## Your objective
Look through the listing below for the line containing "Convert this chart to Altair code.". Copy it and each line after it up to and including the line containing "import pandas as pd", exactly, leaving out pictures.

## Data
· · · · · · ·
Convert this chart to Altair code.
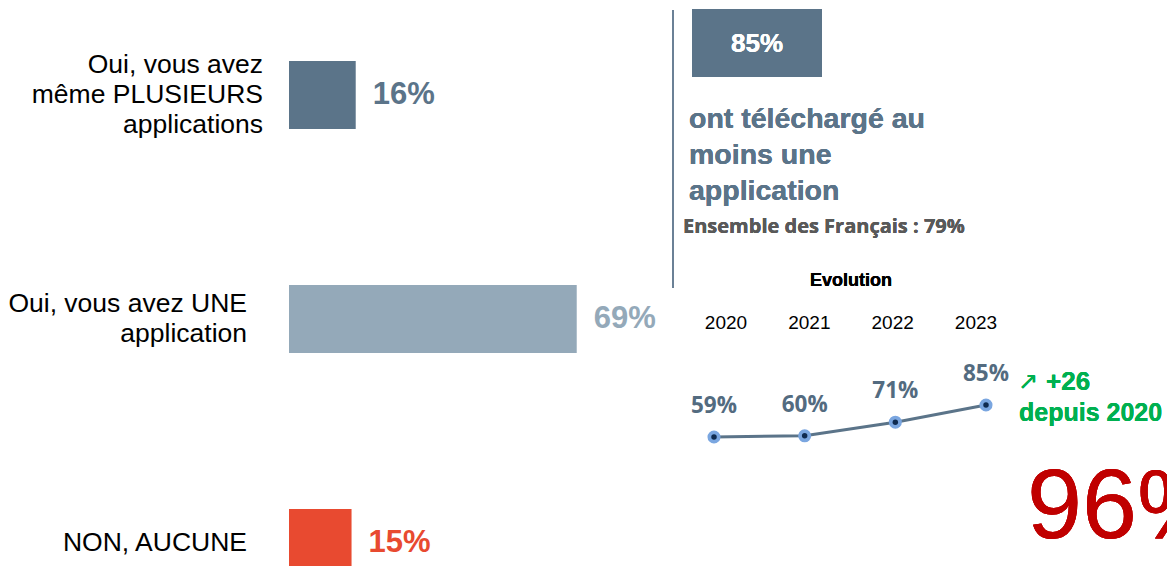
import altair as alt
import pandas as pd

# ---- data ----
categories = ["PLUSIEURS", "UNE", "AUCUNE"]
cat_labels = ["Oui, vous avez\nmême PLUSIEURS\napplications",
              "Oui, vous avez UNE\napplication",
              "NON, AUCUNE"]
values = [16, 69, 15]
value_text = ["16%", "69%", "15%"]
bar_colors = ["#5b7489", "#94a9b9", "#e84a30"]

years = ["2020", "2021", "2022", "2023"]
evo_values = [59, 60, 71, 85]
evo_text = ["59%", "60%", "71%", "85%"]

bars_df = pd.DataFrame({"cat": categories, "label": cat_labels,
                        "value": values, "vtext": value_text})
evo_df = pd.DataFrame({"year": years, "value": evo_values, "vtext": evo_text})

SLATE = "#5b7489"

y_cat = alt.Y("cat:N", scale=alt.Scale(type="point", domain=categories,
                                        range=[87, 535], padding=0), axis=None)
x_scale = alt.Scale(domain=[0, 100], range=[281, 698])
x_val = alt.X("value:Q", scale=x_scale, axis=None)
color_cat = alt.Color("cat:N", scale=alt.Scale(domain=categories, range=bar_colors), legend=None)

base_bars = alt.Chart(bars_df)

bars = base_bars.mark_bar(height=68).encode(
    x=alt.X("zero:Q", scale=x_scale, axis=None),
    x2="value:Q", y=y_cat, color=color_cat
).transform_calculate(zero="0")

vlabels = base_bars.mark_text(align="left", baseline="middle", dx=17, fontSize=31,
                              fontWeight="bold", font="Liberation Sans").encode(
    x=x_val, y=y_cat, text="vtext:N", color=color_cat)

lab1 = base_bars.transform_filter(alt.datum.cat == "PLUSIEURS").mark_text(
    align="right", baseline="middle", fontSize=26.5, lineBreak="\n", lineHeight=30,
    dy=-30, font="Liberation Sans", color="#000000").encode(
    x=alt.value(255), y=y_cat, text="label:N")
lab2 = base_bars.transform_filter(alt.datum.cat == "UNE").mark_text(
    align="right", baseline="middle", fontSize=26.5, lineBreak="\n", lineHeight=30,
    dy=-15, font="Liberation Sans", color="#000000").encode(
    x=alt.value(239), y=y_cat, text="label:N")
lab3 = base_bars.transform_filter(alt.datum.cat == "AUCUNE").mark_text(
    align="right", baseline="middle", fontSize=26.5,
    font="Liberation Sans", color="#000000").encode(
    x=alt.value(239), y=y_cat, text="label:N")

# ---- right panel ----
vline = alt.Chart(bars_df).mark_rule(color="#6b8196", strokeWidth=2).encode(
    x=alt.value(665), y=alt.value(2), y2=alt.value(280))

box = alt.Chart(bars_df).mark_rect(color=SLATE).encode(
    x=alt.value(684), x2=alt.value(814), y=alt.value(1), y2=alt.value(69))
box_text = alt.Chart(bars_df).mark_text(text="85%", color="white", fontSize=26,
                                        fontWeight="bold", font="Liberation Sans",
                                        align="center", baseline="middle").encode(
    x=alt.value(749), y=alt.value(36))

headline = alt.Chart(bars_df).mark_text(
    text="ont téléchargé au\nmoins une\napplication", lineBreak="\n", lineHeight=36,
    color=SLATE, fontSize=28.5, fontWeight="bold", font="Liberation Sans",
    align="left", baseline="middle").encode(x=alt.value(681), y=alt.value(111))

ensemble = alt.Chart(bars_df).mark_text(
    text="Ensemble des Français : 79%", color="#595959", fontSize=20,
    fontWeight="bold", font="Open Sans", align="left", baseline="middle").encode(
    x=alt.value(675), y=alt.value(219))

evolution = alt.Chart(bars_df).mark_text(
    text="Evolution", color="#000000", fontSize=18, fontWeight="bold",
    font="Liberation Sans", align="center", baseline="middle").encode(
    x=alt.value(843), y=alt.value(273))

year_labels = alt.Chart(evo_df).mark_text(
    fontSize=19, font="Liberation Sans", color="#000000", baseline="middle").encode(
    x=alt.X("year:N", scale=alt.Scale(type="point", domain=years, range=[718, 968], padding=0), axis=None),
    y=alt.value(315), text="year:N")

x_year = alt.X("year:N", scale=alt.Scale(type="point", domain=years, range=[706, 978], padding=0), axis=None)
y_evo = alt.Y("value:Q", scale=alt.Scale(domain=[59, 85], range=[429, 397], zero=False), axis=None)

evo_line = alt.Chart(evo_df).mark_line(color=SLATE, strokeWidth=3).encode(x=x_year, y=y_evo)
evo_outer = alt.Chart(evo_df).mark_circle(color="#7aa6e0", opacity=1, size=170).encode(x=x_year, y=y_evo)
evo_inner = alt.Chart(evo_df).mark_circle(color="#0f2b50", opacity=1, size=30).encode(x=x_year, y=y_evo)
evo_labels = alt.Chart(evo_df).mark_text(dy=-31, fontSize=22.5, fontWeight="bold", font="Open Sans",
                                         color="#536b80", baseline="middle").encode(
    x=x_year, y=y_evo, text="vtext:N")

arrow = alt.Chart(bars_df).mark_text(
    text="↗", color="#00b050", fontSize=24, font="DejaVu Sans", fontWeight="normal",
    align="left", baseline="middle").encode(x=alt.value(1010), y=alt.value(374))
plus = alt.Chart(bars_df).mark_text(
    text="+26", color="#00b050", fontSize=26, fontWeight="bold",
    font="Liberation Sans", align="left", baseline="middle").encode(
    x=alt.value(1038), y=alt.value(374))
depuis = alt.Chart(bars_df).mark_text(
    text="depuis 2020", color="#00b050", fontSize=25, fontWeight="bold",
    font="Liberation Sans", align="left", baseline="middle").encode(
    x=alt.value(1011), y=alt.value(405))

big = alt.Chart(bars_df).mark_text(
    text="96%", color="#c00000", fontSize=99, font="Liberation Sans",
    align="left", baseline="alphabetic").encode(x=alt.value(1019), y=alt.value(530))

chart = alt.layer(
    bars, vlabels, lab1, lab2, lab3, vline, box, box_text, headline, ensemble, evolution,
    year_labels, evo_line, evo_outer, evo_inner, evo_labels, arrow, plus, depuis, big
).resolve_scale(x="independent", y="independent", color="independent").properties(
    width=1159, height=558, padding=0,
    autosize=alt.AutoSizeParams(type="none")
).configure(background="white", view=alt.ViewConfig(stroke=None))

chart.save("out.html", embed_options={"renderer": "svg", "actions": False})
· · · · · · ·
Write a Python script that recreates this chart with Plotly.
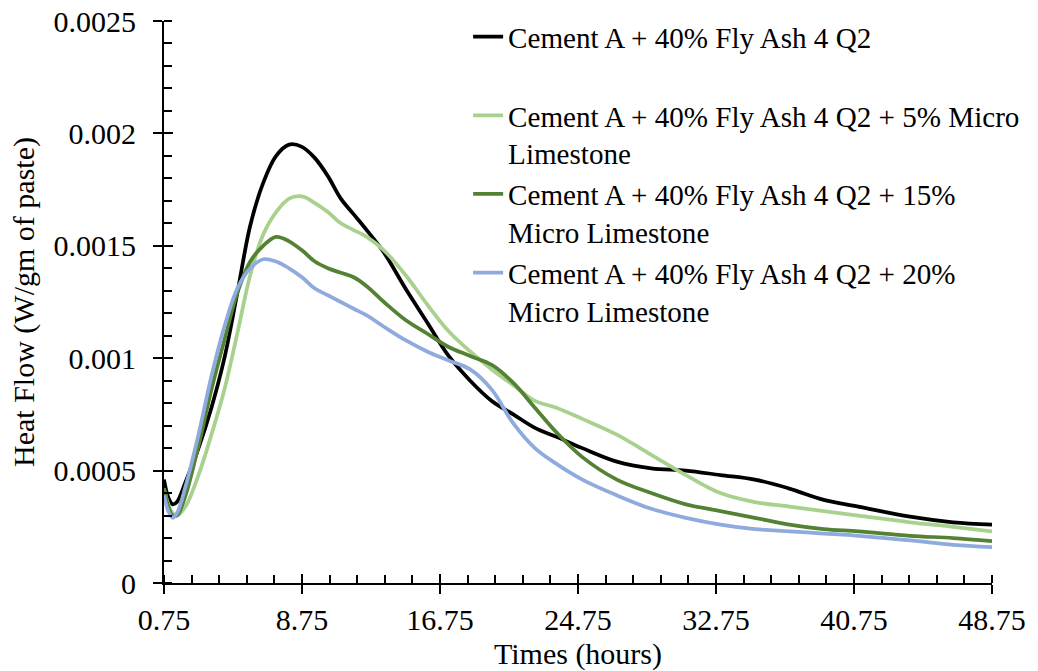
· · · · · · ·
## The reply
Convert this chart to Altair code.
import altair as alt
import pandas as pd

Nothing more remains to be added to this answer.